Emerging growth company ☒
If an emerging growth company, indicate by check mark if the registrant has elected not to use the extended transition period for complying with any new or revised financial accounting standards provided pursuant to Section 13(a) of the Exchange Act. ☒
Introductory Note.
This Current Report on Form 8-K is being filed in connection with the consummation at 4:01 p.m., Eastern Standard Time, on December 11, 2020 (the “Closing”) of the Goldman Sachs Transaction (as defined below) previously disclosed in the Current Report on Form 8-K of Goldman Sachs Physical Gold ETF (formerly known as Perth Mint Physical Gold ETF) (the “Trust”) filed with the U.S. Securities and Exchange Commission (the “SEC”) on September 29, 2020.
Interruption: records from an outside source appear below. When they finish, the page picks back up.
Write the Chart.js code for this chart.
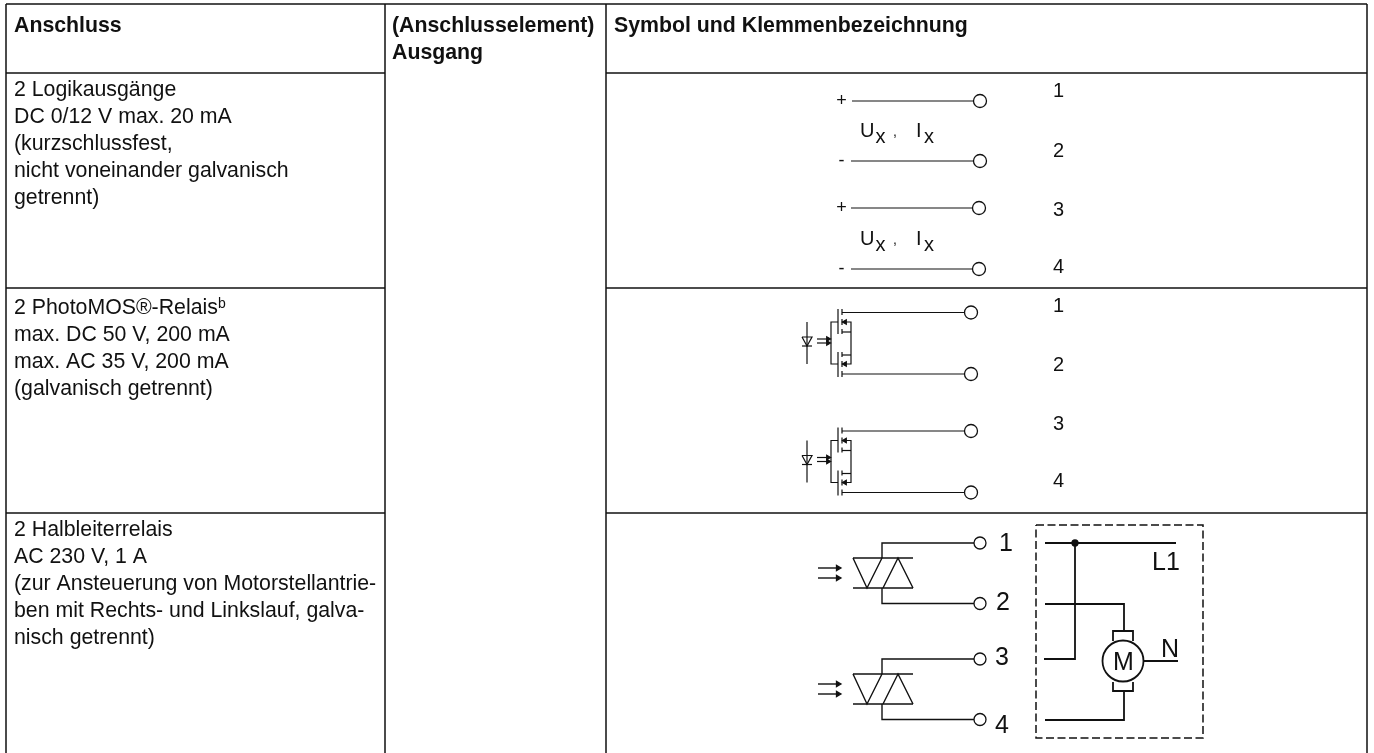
<!DOCTYPE html>
<html>
<head>
<meta charset="utf-8">
<style>
  html, body { margin: 0; padding: 0; background: #fff; overflow: hidden; }
  canvas { display: block; }
</style>
<script src="https://cdn.jsdelivr.net/npm/chart.js@4"></script>
</head>
<body>
<canvas id="plateChart" width="1374" height="753"></canvas>
<script>
const line_color = "#111"; // wires and table rules

// table rules, in drawing units of the linear scales
const table_lines = [
  [[6, 4], [1367, 4]],
  [[6, 4], [6, 753]],
  [[385, 4], [385, 753]],
  [[606, 4], [606, 753]],
  [[1367, 4], [1367, 753]],
  [[6, 73], [385, 73]],
  [[606, 73], [1367, 73]],
  [[6, 288], [385, 288]],
  [[606, 288], [1367, 288]],
  [[6, 513], [385, 513]],
  [[606, 513], [1367, 513]]
];

// logic outputs
const logic_lines = [
  [[852, 101], [974, 101]],
  [[851, 161], [974, 161]],
  [[851, 208], [973, 208]],
  [[851, 269], [973, 269]]
];
const logic_terminals = [[980, 101], [980, 161], [979, 208], [979, 269]];

// one PhotoMOS relay, drawn again lower down with relay_offsets
const relay_offsets = [0, 118.5];
const relay_lines = [
  [[807, 322], [807, 364]],
  [[802, 337], [812, 337], [807, 346], [802, 337]],
  [[802, 346], [812, 346]],
  [[817, 339], [829, 339]],
  [[817, 343], [829, 343]],
  [[838, 322], [831, 322], [831, 364], [838, 364]],
  [[838, 309], [838, 334]],
  [[838, 352], [838, 377]],
  [[842, 309], [842, 315]],
  [[842, 319], [842, 325]],
  [[842, 329], [842, 334]],
  [[842, 352], [842, 357]],
  [[842, 361], [842, 367]],
  [[842, 371], [842, 377]],
  [[842, 312.5], [965, 312.5]],
  [[842, 374], [965, 374]],
  [[842, 322], [851, 322], [851, 364], [842, 364]],
  [[842, 332], [851, 332]],
  [[842, 355], [851, 355]]
];
const relay_terminals = [[971, 312.5], [971, 374]];
const relay_arrow_tips = [[828, 339], [828, 343]];
const relay_drain_tips = [[845, 322], [845, 364]];

// solid state relays
const triac_offsets = [0, 116];
const triac_lines = [
  [[853, 558], [913, 558]],
  [[853, 588], [913, 588]],
  [[853, 558], [867, 588], [882, 558]],
  [[883, 588], [898, 558], [913, 588]],
  [[882, 558], [882, 543], [974, 543]],
  [[882, 588], [882, 603.5], [974, 603.5]],
  [[818, 568], [838, 568]],
  [[818, 578], [838, 578]]
];
const triac_terminals = [[980, 543], [980, 603.5]];
const triac_arrow_tips = [[838, 568], [838, 578]];

// external motor circuit
const motor_box = [[1036, 525], [1203, 525], [1203, 738], [1036, 738], [1036, 525]];
const motor_lines = [
  [[1045, 543], [1176, 543]],
  [[1075, 543], [1075, 659], [1044, 659]],
  [[1045, 604], [1124, 604], [1124, 631]],
  [[1113, 641], [1113, 631], [1133, 631], [1133, 641]],
  [[1113, 682], [1113, 691], [1133, 691], [1133, 682]],
  [[1124, 691], [1124, 720], [1045, 720]],
  [[1144, 661], [1178, 661]]
];
const motor_junction = [[1075, 543]];
const motor_center = [[1123, 661]];

// texts
const head_labels = ["Anschluss", "(Anschlusselement)", "Ausgang", "Symbol und Klemmenbezeichnung"];
const head_x = [14, 392, 392, 614];
const head_y = [32, 32, 59, 32];
const row_1_text = ["2 Logikausgänge", "DC 0/12 V max. 20 mA", "(kurzschlussfest,", "nicht voneinander galvanisch", "getrennt)"];
const row_2_text = ["2 PhotoMOS®-Relais", "max. DC 50 V, 200 mA", "max. AC 35 V, 200 mA", "(galvanisch getrennt)"];
const row_3_text = ["2 Halbleiterrelais", "AC 230 V, 1 A", "(zur Ansteuerung von Motorstellantrie-", "ben mit Rechts- und Linkslauf, galva-", "nisch getrennt)"];
const row_first_baseline = [96, 314, 536];
const small_numbers = ["1", "2", "3", "4"];
const logic_numbers_y = [97, 157, 216, 273];
const relay_numbers_y = [312, 371, 430, 487];
const large_numbers_x = [1006, 1003, 1002, 1002];
const large_numbers_y = [551, 610, 665, 733];
const sign_labels = ["+", "-", "+", "-"];
const sign_y = [106, 166, 213, 274];

function polyline_dataset(points, dy, width, dash) {
  // one connected wire as a line dataset
  return {
    data: points.map(p => ({x: p[0], y: p[1] + dy})),
    showLine: true,
    borderColor: line_color,
    borderWidth: width,
    borderDash: dash || [],
    pointRadius: 0,
    tension: 0
  };
}

function point_dataset(points, dy, style) {
  return Object.assign({
    data: points.map(p => ({x: p[0], y: p[1] + dy})),
    showLine: false,
    pointBackgroundColor: "#fff",
    pointBorderColor: line_color,
    pointBorderWidth: 1.3,
    pointRadius: 6
  }, style);
}

let datasets = [];
table_lines.forEach(l => datasets.push(polyline_dataset(l, 0, 1.5)));
logic_lines.forEach(l => datasets.push(polyline_dataset(l, 0, 1.2)));
datasets.push(point_dataset(logic_terminals, 0, {pointRadius: 6.5}));

relay_offsets.forEach(dy => {
  relay_lines.forEach(l => datasets.push(polyline_dataset(l, dy, 1.2)));
  datasets.push(point_dataset(relay_terminals, dy, {pointRadius: 6.5}));
  datasets.push(point_dataset(relay_arrow_tips, dy, {pointStyle: "triangle", rotation: 90, pointRadius: 2.5, pointBackgroundColor: line_color}));
  datasets.push(point_dataset(relay_drain_tips, dy, {pointStyle: "triangle", rotation: -90, pointRadius: 2.5, pointBackgroundColor: line_color}));
});

triac_offsets.forEach(dy => {
  triac_lines.forEach(l => datasets.push(polyline_dataset(l, dy, 1.4)));
  datasets.push(point_dataset(triac_terminals, dy, {pointRadius: 6}));
  datasets.push(point_dataset(triac_arrow_tips, dy, {pointStyle: "triangle", rotation: 90, pointRadius: 3, pointBackgroundColor: line_color}));
});

datasets.push(polyline_dataset(motor_box, 0, 1.5, [8, 3.5]));
motor_lines.forEach(l => datasets.push(polyline_dataset(l, 0, 1.8)));
datasets.push(point_dataset(motor_junction, 0, {pointRadius: 3, pointBackgroundColor: line_color}));
datasets.push(point_dataset(motor_center, 0, {pointRadius: 20.5, pointBorderWidth: 1.8}));

function put_text(chart, text, x, y, font, align) {
  let ctx = chart.ctx;
  ctx.font = font;
  ctx.textAlign = align || "left";
  ctx.fillStyle = line_color;
  ctx.fillText(text, chart.scales.x.getPixelForValue(x), chart.scales.y.getPixelForValue(y));
}

const text_plugin = {
  id: "plateText",
  afterDraw(chart) {
    let ctx = chart.ctx;
    const body = "21.3px 'Liberation Sans'";
    const bold = "bold 21.3px 'Liberation Sans'";
    const large = "25px 'Liberation Sans'";
    const symbol = "20px 'Liberation Sans'";
    ctx.save();
    ctx.textBaseline = "alphabetic";

    head_labels.forEach((t, i) => put_text(chart, t, head_x[i], head_y[i], bold));
    [row_1_text, row_2_text, row_3_text].forEach((rows, r) => {
      rows.forEach((t, i) => put_text(chart, t, 14, row_first_baseline[r] + i * 26.9, body));
    });
    ctx.font = body;
    let sup_x = 14 + ctx.measureText(row_2_text[0]).width;
    put_text(chart, "b", sup_x, 308, "14px 'Liberation Sans'");

    // logic output symbol texts
    sign_labels.forEach((t, i) => put_text(chart, t, 841.5, sign_y[i], "18px 'Liberation Sans'", "center"));
    small_numbers.forEach((t, i) => {
      put_text(chart, t, 1058.5, logic_numbers_y[i], symbol, "center");
      put_text(chart, t, 1058.5, relay_numbers_y[i], symbol, "center");
    });
    [137, 244.5].forEach(y => {
      put_text(chart, "U", 860, y, symbol);
      put_text(chart, "x", 875.5, y + 6, symbol);
      put_text(chart, ",", 893, y - 1, "14px 'Liberation Sans'");
      put_text(chart, "I", 916, y, symbol);
      put_text(chart, "x", 924, y + 6, symbol);
    });

    // relay and motor texts
    small_numbers.forEach((t, i) => put_text(chart, t, large_numbers_x[i], large_numbers_y[i], large, "center"));
    put_text(chart, "L1", 1152, 570, large);
    put_text(chart, "M", 1123.5, 670, large, "center");
    put_text(chart, "N", 1170, 657, large, "center");
    ctx.restore();
  }
};

new Chart(document.getElementById("plateChart").getContext("2d"), {
  type: "scatter",
  data: {datasets: datasets},
  plugins: [text_plugin],
  options: {
    responsive: false,
    animation: false,
    events: [],
    layout: {padding: 0, autoPadding: false},
    plugins: {legend: {display: false}, tooltip: {enabled: false}},
    scales: {
      x: {type: "linear", display: false, min: 0, max: 1374},
      y: {type: "linear", display: false, min: 0, max: 753, reverse: true}
    }
  }
});
</script>
</body>
</html>
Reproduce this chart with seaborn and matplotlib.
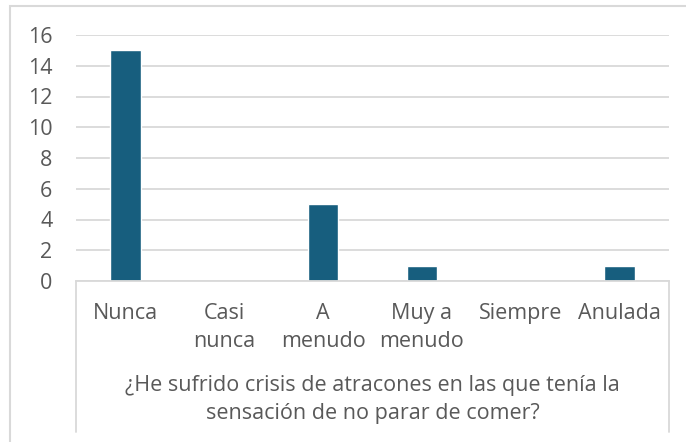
import matplotlib
matplotlib.use('agg')
import matplotlib.pyplot as plt
import matplotlib.patches as mpatches
from matplotlib.lines import Line2D
import pandas as pd
import seaborn as sns

categorias = ['Nunca', 'Casi\nnunca', 'A\nmenudo', 'Muy a\nmenudo', 'Siempre', 'Anulada']
valores = [15, 0, 5, 1, 0, 1]
titulo_x = '¿He sufrido crisis de atracones en las que tenía la\nsensación de no parar de comer?'

gris = '#595959'
linea = '#D9D9D9'
fs = 15.5

sns.set_theme(style='white')
plt.rcParams['font.family'] = ['Open Sans', 'DejaVu Sans']

W, H = 686, 442
fig = plt.figure(figsize=(W / 100, H / 100), dpi=100)
ax = fig.add_axes([76 / W, 1 - 281 / H, (669 - 76) / W, (281 - 35) / H])

datos = pd.DataFrame({'cat': categorias, 'val': valores})
sns.barplot(data=datos, x='cat', y='val', color='#175E7E', saturation=1,
            width=0.31, ax=ax)

ax.set_ylim(0, 16)
ax.set_xlim(-0.5, len(categorias) - 0.5)
ax.set_yticks(range(0, 17, 2))
ax.yaxis.grid(True, color=linea, linewidth=1.3)
ax.set_axisbelow(True)
for s in ['top', 'right', 'left']:
    ax.spines[s].set_visible(False)
ax.spines['bottom'].set_color(linea)
ax.spines['bottom'].set_linewidth(1.3)
ax.tick_params(axis='y', length=0, labelsize=fs, labelcolor=gris, pad=17)
ax.tick_params(axis='x', length=0, labelsize=fs, labelcolor=gris, pad=16)
ax.set_xticks(range(len(categorias)))
ax.set_xticklabels(categorias, linespacing=1.4, va='top')
ax.set_ylabel('')
ax.set_xlabel(titulo_x, fontsize=fs, color=gris, labelpad=17, linespacing=1.4)

# caja bajo el eje (estilo tabla de Excel)
yb = -(432 - 281) / (281 - 35)
for xv in (0, 1):
    ax.add_line(Line2D([xv, xv], [0, yb], transform=ax.transAxes,
                       color=linea, linewidth=1.3, clip_on=False))

# borde exterior del gráfico
fig.patches.append(mpatches.Rectangle((10 / W, -0.05), 1.1, 1 - 6 / H + 0.05,
                                      transform=fig.transFigure, fill=False,
                                      edgecolor=linea, linewidth=1.5))

fig.savefig('out.png', dpi=100)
As of the Closing, Gold Corporation, as the prior custodial sponsor (the “Prior Custodial Sponsor”) of the Trust, and Exchange Traded Concepts, LLC, as the prior administrative sponsor of the Trust (the “Prior Administrative Sponsor,” and together with the Prior Custodial Sponsor, the “Prior Sponsors”) transferred the roles of the Prior Sponsors to Goldman Sachs Asset Management, L.P. (the “Goldman Sachs Transaction”). As of the Closing, Goldman Sachs Asset Management, L.P. serves as the sponsor of the Trust (the “Sponsor”), which combines the roles of the Prior Custodial Sponsor and the Prior Administrative Sponsor. As of the Closing, investors do not have the right to take delivery of the physical gold bullion in exchange for the Goldman Sachs Physical Gold ETF Shares (the “Shares”) owned by such investors.
The following events took place in connection with the Goldman Sachs Transaction.
Item 1.01 |
Entry into a Material Definitive Agreement. |
As of the Closing, the Sponsor and The Bank of New York Mellon, in its capacity as trustee of the Trust (the “Trustee”) entered into a First Amended and Restated Depository Trust Agreement (the “Trust Agreement”) primarily to reflect (1) the change of the name of the Trust, effective that same day, to “Goldman Sachs Physical Gold ETF” as approved and directed by the Sponsor on behalf of the Trust, (2) the transfer of the roles of the Prior Sponsors to the Sponsor and (3) certain operational updates based on the New Custody Agreement (as defined below).
The Shares continue to trade on NYSE Arca under the symbol “AAAU.” Along with the name change, the Shares have been assigned a new CUSIP number, which is 38150K103.
As of the Closing, the Trustee, the Sponsor and JPMorgan Chase Bank, N.A., London branch (in its role as the new custodian of the Trust, the “New Custodian”) entered into an Allocated Gold Account Agreement and an Unallocated Gold Account Agreement (collectively, the “New Custody Agreement”) providing for the custody of the Trust’s gold bullion by the New Custodian. Under the New Custody Agreement, the Custodian maintains an Allocated Account and an Unallocated Account (collectively, “Accounts”) on behalf of the Trust, facilitates the transfer of gold in and out of the Accounts, and provides the Trustee with access to certain information with respect to the gold held in the Accounts.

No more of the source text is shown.